_SHORT EXERCISE_.
Reproduce, exactly and in full, the lines from the one with "Reproduce this chart with matplotlib." through the one with "ax.tick_params(axis='y', which='major', pad=8)" in the data below; drop pictures.

_INPUT MATERIAL_.
* Begin *
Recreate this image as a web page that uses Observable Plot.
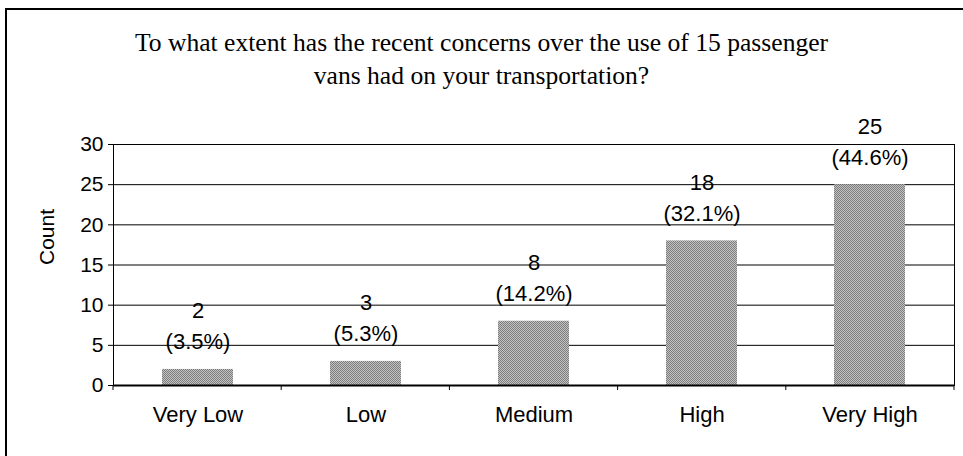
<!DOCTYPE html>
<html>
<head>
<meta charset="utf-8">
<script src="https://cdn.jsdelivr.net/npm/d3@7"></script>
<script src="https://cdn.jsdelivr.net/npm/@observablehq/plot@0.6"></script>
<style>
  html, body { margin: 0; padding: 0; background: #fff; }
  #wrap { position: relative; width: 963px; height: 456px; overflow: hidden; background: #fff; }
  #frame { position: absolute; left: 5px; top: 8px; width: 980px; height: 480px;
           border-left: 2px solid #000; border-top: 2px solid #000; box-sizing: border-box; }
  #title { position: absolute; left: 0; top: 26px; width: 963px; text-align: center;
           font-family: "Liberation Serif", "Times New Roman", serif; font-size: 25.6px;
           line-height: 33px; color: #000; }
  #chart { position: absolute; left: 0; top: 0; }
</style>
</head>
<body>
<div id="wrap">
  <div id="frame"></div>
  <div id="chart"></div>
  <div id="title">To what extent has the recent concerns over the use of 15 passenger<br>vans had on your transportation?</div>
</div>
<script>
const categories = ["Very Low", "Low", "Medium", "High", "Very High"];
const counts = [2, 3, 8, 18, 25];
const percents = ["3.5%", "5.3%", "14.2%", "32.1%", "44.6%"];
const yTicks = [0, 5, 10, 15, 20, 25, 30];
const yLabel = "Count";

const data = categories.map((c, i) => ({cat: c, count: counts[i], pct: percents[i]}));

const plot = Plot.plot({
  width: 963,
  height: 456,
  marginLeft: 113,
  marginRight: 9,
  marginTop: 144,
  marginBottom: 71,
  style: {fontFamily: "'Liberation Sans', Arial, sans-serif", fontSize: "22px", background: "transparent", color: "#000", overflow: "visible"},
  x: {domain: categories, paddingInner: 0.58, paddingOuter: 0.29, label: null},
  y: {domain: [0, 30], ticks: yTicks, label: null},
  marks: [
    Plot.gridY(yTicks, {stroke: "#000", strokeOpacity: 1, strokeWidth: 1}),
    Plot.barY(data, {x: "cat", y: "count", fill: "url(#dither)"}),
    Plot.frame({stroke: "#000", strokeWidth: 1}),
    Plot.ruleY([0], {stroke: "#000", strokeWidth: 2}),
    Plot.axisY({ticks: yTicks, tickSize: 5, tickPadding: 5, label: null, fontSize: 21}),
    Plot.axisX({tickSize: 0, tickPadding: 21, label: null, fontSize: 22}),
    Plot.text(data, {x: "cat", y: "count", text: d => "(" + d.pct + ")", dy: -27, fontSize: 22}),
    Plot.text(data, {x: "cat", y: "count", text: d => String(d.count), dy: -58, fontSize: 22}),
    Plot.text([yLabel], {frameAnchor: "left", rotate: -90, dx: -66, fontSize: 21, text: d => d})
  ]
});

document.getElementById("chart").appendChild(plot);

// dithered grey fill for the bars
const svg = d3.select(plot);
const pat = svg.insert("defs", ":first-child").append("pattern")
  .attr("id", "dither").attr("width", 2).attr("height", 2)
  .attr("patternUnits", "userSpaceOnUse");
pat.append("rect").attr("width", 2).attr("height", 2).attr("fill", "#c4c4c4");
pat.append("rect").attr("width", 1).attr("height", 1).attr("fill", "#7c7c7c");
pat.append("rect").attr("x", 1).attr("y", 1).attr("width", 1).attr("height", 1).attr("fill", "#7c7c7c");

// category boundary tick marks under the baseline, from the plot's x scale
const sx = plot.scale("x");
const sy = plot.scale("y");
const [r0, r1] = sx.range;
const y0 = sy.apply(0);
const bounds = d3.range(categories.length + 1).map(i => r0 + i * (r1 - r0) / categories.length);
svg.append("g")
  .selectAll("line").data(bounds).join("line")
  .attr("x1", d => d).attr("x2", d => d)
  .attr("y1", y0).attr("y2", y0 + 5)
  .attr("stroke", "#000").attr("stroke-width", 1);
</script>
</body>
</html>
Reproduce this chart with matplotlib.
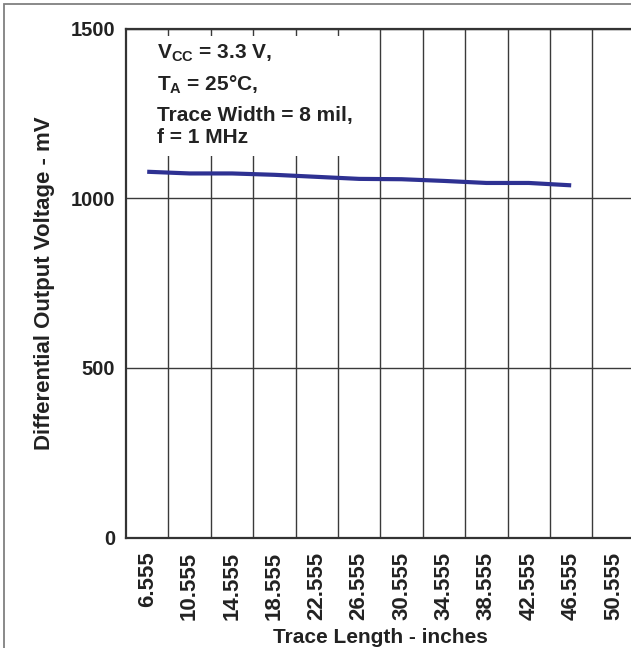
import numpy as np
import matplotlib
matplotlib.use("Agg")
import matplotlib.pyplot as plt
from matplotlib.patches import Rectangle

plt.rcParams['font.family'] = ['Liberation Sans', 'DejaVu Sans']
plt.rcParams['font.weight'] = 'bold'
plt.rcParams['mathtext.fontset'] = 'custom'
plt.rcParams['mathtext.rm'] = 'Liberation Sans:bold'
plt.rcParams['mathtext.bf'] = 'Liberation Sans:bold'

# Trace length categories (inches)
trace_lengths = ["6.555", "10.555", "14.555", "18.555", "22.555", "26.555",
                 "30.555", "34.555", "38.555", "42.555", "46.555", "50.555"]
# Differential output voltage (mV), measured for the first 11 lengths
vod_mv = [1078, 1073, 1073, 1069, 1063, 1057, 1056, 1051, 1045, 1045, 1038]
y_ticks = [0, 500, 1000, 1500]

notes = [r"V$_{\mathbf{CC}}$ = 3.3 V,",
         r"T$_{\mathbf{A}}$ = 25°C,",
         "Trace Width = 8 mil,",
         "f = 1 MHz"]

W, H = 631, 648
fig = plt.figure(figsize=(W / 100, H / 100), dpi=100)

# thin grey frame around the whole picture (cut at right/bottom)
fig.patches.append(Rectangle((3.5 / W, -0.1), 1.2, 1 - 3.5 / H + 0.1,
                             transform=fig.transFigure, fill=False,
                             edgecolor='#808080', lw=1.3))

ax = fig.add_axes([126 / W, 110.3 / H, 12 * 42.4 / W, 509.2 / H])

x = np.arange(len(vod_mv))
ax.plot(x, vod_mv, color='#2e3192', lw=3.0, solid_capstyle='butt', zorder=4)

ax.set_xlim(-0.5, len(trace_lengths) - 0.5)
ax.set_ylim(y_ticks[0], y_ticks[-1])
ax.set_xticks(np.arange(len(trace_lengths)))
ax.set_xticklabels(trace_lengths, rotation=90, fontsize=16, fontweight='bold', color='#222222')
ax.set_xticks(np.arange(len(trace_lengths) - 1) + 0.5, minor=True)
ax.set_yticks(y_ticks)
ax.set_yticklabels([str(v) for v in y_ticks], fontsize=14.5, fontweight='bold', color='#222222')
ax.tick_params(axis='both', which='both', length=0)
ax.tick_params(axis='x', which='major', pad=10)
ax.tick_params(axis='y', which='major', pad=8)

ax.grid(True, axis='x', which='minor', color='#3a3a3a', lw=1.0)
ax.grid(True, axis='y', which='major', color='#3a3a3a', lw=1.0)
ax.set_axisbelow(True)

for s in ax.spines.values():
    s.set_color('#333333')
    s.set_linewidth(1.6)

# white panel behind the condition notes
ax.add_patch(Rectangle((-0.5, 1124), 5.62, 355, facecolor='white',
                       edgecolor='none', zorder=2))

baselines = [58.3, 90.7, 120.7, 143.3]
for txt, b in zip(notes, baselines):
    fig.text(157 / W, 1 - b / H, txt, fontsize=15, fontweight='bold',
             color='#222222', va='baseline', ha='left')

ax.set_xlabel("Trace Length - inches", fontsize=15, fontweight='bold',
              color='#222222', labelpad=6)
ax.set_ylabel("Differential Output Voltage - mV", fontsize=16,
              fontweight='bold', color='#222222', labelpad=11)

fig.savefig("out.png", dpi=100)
* End *
_ANSWER BELOW_.
Reproduce this chart with matplotlib.
import numpy as np
import matplotlib
matplotlib.use("Agg")
import matplotlib.pyplot as plt
from matplotlib.patches import Rectangle

plt.rcParams['font.family'] = ['Liberation Sans', 'DejaVu Sans']
plt.rcParams['font.weight'] = 'bold'
plt.rcParams['mathtext.fontset'] = 'custom'
plt.rcParams['mathtext.rm'] = 'Liberation Sans:bold'
plt.rcParams['mathtext.bf'] = 'Liberation Sans:bold'

# Trace length categories (inches)
trace_lengths = ["6.555", "10.555", "14.555", "18.555", "22.555", "26.555",
                 "30.555", "34.555", "38.555", "42.555", "46.555", "50.555"]
# Differential output voltage (mV), measured for the first 11 lengths
vod_mv = [1078, 1073, 1073, 1069, 1063, 1057, 1056, 1051, 1045, 1045, 1038]
y_ticks = [0, 500, 1000, 1500]

notes = [r"V$_{\mathbf{CC}}$ = 3.3 V,",
         r"T$_{\mathbf{A}}$ = 25°C,",
         "Trace Width = 8 mil,",
         "f = 1 MHz"]

W, H = 631, 648
fig = plt.figure(figsize=(W / 100, H / 100), dpi=100)

# thin grey frame around the whole picture (cut at right/bottom)
fig.patches.append(Rectangle((3.5 / W, -0.1), 1.2, 1 - 3.5 / H + 0.1,
                             transform=fig.transFigure, fill=False,
                             edgecolor='#808080', lw=1.3))

ax = fig.add_axes([126 / W, 110.3 / H, 12 * 42.4 / W, 509.2 / H])

x = np.arange(len(vod_mv))
ax.plot(x, vod_mv, color='#2e3192', lw=3.0, solid_capstyle='butt', zorder=4)

ax.set_xlim(-0.5, len(trace_lengths) - 0.5)
ax.set_ylim(y_ticks[0], y_ticks[-1])
ax.set_xticks(np.arange(len(trace_lengths)))
ax.set_xticklabels(trace_lengths, rotation=90, fontsize=16, fontweight='bold', color='#222222')
ax.set_xticks(np.arange(len(trace_lengths) - 1) + 0.5, minor=True)
ax.set_yticks(y_ticks)
ax.set_yticklabels([str(v) for v in y_ticks], fontsize=14.5, fontweight='bold', color='#222222')
ax.tick_params(axis='both', which='both', length=0)
ax.tick_params(axis='x', which='major', pad=10)
ax.tick_params(axis='y', which='major', pad=8)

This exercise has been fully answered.